A New Direction In Rally Broadcasting

The Australian Rally Championship (ARC) has made an interesting announcement regarding the direction that the broadcasting of their events will be heading in 2016. Much like what the British Rally Championship (BRC) is doing this year on Channel 4, the ARC has relied in the past on terrestrial TV to broadcast their championship. In a pretty bold move, the series organizers have made a decision to try out a new and innovative method to get their content out to viewers. According to the ARC, format of the media will be “world class, short form, color video content” that can easily be disseminated on social media or internet video sites such as, I’m guessing, YouTube.

Have a look at the first example of this format, the series promotional video, and then we’ll analyze this concept a little bit.


What did you think?

Well, as I watched the first 60 seconds of the promo, I was surprised. The dramatic slow-motion intro reminded me a whole lot of Ken Block’s Gymkhana video series. This is not a criticism at all. In fact, I think that in order for rallying media to compete with the likes of Gymkhana and it’s millions of viewers, it needs to put out the same type of production quality. If this new media dissemination plan is going to work, it needs to be flashy, eye catching, and sensational. That’s where I’m afraid the second half of the promo video falls off just a little bit. As someone who loves rallying, I will gobble up any rally footage available. For that reason, the slightly washed out Go-Pro footage didn’t bother ME too much. However, for the average 21st century peripheral viewer with a chronically short attention span, the rest of this video would probably lose their interest around the 2 minute mark. Yes, it was clever to include the calendar dates as part of the pacenotes, but it took me until about the 3rd round to figure out that this was being done, and by the end, it seemed a bit monotonous. The choice of a plain white car was also something that seemed a bit strange. In today’s age, it doesn’t cost too much money to produce a vinyl livery that looks really cool.  Average people want to see something colorful, flashy, and cool in order to gain interest. A blank car that looks like it’s on a private test is not going to capture their imaginations. Why not have a livery promoting the ARC, or Kumho, the series sponsor?

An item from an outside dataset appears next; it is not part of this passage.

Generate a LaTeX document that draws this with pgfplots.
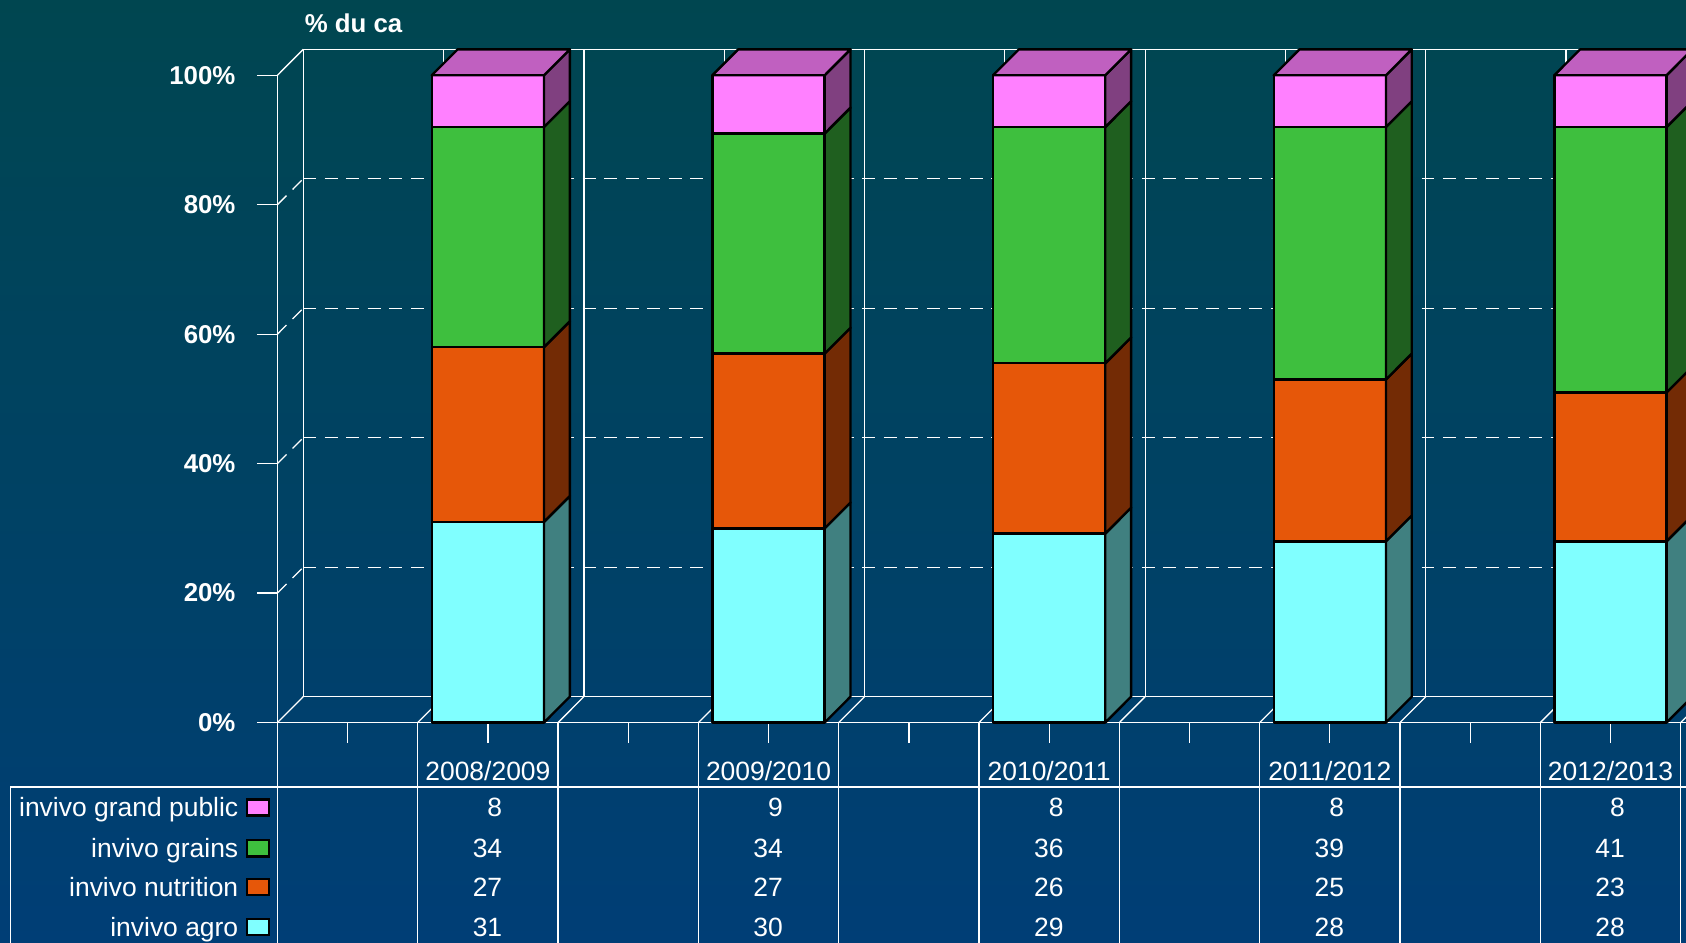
\documentclass[border=0pt]{standalone}
\usepackage{pgfplots}
\pgfplotsset{compat=1.18}
\usepackage{fontspec}
\setmainfont{Liberation Sans}

\definecolor{bgtop}{RGB}{0,70,80}
\definecolor{bgbot}{RGB}{0,62,118}
\definecolor{agro}{RGB}{128,255,255}
\definecolor{agroS}{RGB}{64,128,128}
\definecolor{nutri}{RGB}{230,87,9}
\definecolor{nutriS}{RGB}{115,43,5}
\definecolor{grains}{RGB}{62,191,62}
\definecolor{grainsS}{RGB}{31,95,31}
\definecolor{gp}{RGB}{255,128,255}
\definecolor{gpS}{RGB}{128,64,128}
\definecolor{gpT}{RGB}{192,96,192}

\newcommand\tablefont{\fontsize{12.3}{14}\selectfont}

% one stacked segment: front face and right side face (depth 0.184 x, 4 y)
\newcommand\seg[4]{%
  \pgfmathsetmacro\ua{#1+4}\pgfmathsetmacro\ub{#2+4}%
  \addplot[draw=black, fill=#3, line width=1.1pt, line join=round]
    coordinates {(\xl,#1) (\xr,#1) (\xr,#2) (\xl,#2)} -- cycle;
  \addplot[draw=black, fill=#4, line width=1.1pt, line join=round]
    coordinates {(\xr,#1) (\xs,\ua) (\xs,\ub) (\xr,#2)} -- cycle;
}
% #1 slot, #2 agro, #3 nutrition, #4 grains, #5 grand public
\newcommand\stackbar[5]{%
  \pgfmathsetmacro\xl{#1-0.4}\pgfmathsetmacro\xr{#1+0.4}%
  \pgfmathsetmacro\xs{#1+0.584}\pgfmathsetmacro\xb{#1-0.216}%
  \pgfmathsetmacro\ya{#2}\pgfmathsetmacro\yb{#2+#3}%
  \pgfmathsetmacro\yc{#2+#3+#4}\pgfmathsetmacro\yd{#2+#3+#4+#5}%
  \pgfmathsetmacro\yt{\yd+4}%
  \seg{0}{\ya}{agro}{agroS}
  \seg{\ya}{\yb}{nutri}{nutriS}
  \seg{\yb}{\yc}{grains}{grainsS}
  \seg{\yc}{\yd}{gp}{gpS}
  \addplot[draw=black, fill=gpT, line width=1.1pt, line join=round]
    coordinates {(\xl,\yd) (\xb,\yt) (\xs,\yt) (\xr,\yd)} -- cycle;
}
% table row: #1 baseline y, #2 key centre y, #3 key colour, #4 name, #5..#9 values
\newcommand\tabrow[9]{%
  \node[val] at (axis cs:-0.776,#1) {#4};
  \node[key, fill=#3] at (axis cs:-0.638,#2) {};
  \node[val] at (axis cs:1.105,#1) {#5};
  \node[val] at (axis cs:3.105,#1) {#6};
  \node[val] at (axis cs:5.105,#1) {#7};
  \node[val] at (axis cs:7.105,#1) {#8};
  \node[val] at (axis cs:9.105,#1) {#9};
}

\begin{document}
\begin{tikzpicture}[
  val/.style={anchor=base east, text=white, font=\tablefont, inner sep=0pt},
  wl/.style={white, line width=0.6pt},
  key/.style={draw=black, line width=1pt, minimum width=10pt, minimum height=7.5pt, inner sep=0pt}]
\shade[top color=bgtop, bottom color=bgbot] (-129pt,-102.5pt) rectangle (655pt,336pt);
\begin{axis}[
  scale only axis, width=655.1pt, height=301pt,
  xmin=-0.5, xmax=9.54, ymin=0, ymax=100,
  clip=false,
  axis x line*=bottom, axis y line*=left,
  axis line style={white, line width=0.6pt},
  tick style={white, line width=0.6pt},
  tick align=outside, major tick length=9.5pt,
  xtick={0,...,9}, xticklabels={},
  ytick={0,20,...,100},
  yticklabels={0\%,20\%,40\%,60\%,80\%,100\%},
  yticklabel style={text=white, font=\bfseries\fontsize{12}{14}\selectfont, anchor=east, xshift=-6.5pt},
  /pgf/number format/assume math mode=true,
]
% back wall and floor
\draw[wl] (axis cs:-0.316,4) -- (axis cs:-0.316,104) -- (axis cs:10,104);
\draw[wl] (axis cs:-0.316,4) -- (axis cs:10,4);
\draw[wl, dashed, dash pattern=on 6pt off 4pt] (axis cs:-0.316,24) -- (axis cs:10,24)
  (axis cs:-0.316,44) -- (axis cs:10,44) (axis cs:-0.316,64) -- (axis cs:10,64)
  (axis cs:-0.316,84) -- (axis cs:10,84);
\draw[wl, dashed, dash pattern=on 6pt off 4pt] (axis cs:-0.5,20) -- (axis cs:-0.316,24)
  (axis cs:-0.5,40) -- (axis cs:-0.316,44) (axis cs:-0.5,60) -- (axis cs:-0.316,64)
  (axis cs:-0.5,80) -- (axis cs:-0.316,84);
\draw[wl] (axis cs:-0.5,100) -- (axis cs:-0.316,104);
\draw[wl] (axis cs:0.684,4) -- (axis cs:0.684,104) (axis cs:1.684,4) -- (axis cs:1.684,104)
  (axis cs:2.684,4) -- (axis cs:2.684,104) (axis cs:3.684,4) -- (axis cs:3.684,104)
  (axis cs:4.684,4) -- (axis cs:4.684,104) (axis cs:5.684,4) -- (axis cs:5.684,104)
  (axis cs:6.684,4) -- (axis cs:6.684,104) (axis cs:7.684,4) -- (axis cs:7.684,104)
  (axis cs:8.684,4) -- (axis cs:8.684,104);
\draw[wl] (axis cs:-0.5,0) -- (axis cs:-0.316,4) (axis cs:0.5,0) -- (axis cs:0.684,4)
  (axis cs:1.5,0) -- (axis cs:1.684,4) (axis cs:2.5,0) -- (axis cs:2.684,4)
  (axis cs:3.5,0) -- (axis cs:3.684,4) (axis cs:4.5,0) -- (axis cs:4.684,4)
  (axis cs:5.5,0) -- (axis cs:5.684,4) (axis cs:6.5,0) -- (axis cs:6.684,4)
  (axis cs:7.5,0) -- (axis cs:7.684,4) (axis cs:8.5,0) -- (axis cs:8.684,4)
  (axis cs:9.5,0) -- (axis cs:9.684,4);
% data table grid
\draw[wl] (axis cs:-0.5,0) -- (axis cs:-0.5,-35) (axis cs:0.5,0) -- (axis cs:0.5,-35)
  (axis cs:1.5,0) -- (axis cs:1.5,-35) (axis cs:2.5,0) -- (axis cs:2.5,-35)
  (axis cs:3.5,0) -- (axis cs:3.5,-35) (axis cs:4.5,0) -- (axis cs:4.5,-35)
  (axis cs:5.5,0) -- (axis cs:5.5,-35) (axis cs:6.5,0) -- (axis cs:6.5,-35)
  (axis cs:7.5,0) -- (axis cs:7.5,-35) (axis cs:8.5,0) -- (axis cs:8.5,-35)
  (axis cs:9.5,0) -- (axis cs:9.5,-35);
\draw[wl] (axis cs:-2.4,-35) -- (axis cs:-2.4,-9.967) -- (axis cs:10,-9.967);

% bars
\stackbar{1}{31}{27}{34}{8}
\stackbar{3}{30}{27}{34}{9}
\stackbar{5}{29.2}{26.3}{36.5}{8}
\stackbar{7}{28}{25}{39}{8}
\stackbar{9}{28}{23}{41}{8}

% labels
\node[anchor=west, text=white, font=\bfseries\fontsize{12}{14}\selectfont, inner sep=0pt]
  at (axis cs:-0.308,107.97) {\% du ca};
\node[text=white, font=\tablefont, inner sep=0pt] at (axis cs:1,-7.475) {2008/2009};
\node[text=white, font=\tablefont, inner sep=0pt] at (axis cs:3,-7.475) {2009/2010};
\node[text=white, font=\tablefont, inner sep=0pt] at (axis cs:5,-7.475) {2010/2011};
\node[text=white, font=\tablefont, inner sep=0pt] at (axis cs:7,-7.475) {2011/2012};
\node[text=white, font=\tablefont, inner sep=0pt] at (axis cs:9,-7.475) {2012/2013};

\tabrow{-14.58}{-13.12}{gp}{invivo grand public}{8}{9}{8}{8}{8}
\tabrow{-20.90}{-19.44}{grains}{invivo grains}{34}{34}{36}{39}{41}
\tabrow{-26.88}{-25.42}{nutri}{invivo nutrition}{27}{27}{26}{25}{23}
\tabrow{-33.02}{-31.56}{agro}{invivo agro}{31}{30}{29}{28}{28}
\end{axis}
\pgfresetboundingbox
\path[use as bounding box] (-129pt,-102.5pt) rectangle (655pt,336pt);
\end{tikzpicture}
\end{document}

Let’s not judge a book by it’s cover though. This is only the ARC’s first attempt in producing this video content, so I’m sure they’re going to improve. In addition, one of the most appealing aspects of this format is that it will focus on more than just the stage-by-stage times of the top cars. According to the ARC’s statement, the videos will bring into focus the “Spectacular imagery, talented drivers and co-drivers, human drama, fascinating machinery, amazing locations and scenery and importantly the rich and colorful history” of the ARC. What stands out to me most in this statement is “human drama.” Rallying is a human sport. Yes, technology play a role, but the technology is only as good as the two people sitting inside of it. My biggest gripe with rallying broadcasting at all levels, including the WRC, is that it doesn’t put enough focus on the small human stories that when woven together, make up the fabric of a rally. What scenes do we remember most from the past few years of the WRC? For me, it isn’t Sebastien Ogier winning power stage after power stage. It’s the stuff like Thierry Neuville filling his radiator with Corona to make it back to service, or Hayden Paddon’s raw emotion when he though it was all over in Sardinia last year. It’s these images of humans showing their resilience when pushed to the very limit that makes rallying memorable. If the ARC can capture this kind of content with their new media strategy, then I think that it will be a resounding success. With this in mind, I’m excited about the ARC’s new media strategy. I hope that they can make it work because I would love to see other rally championships following the same path in the future.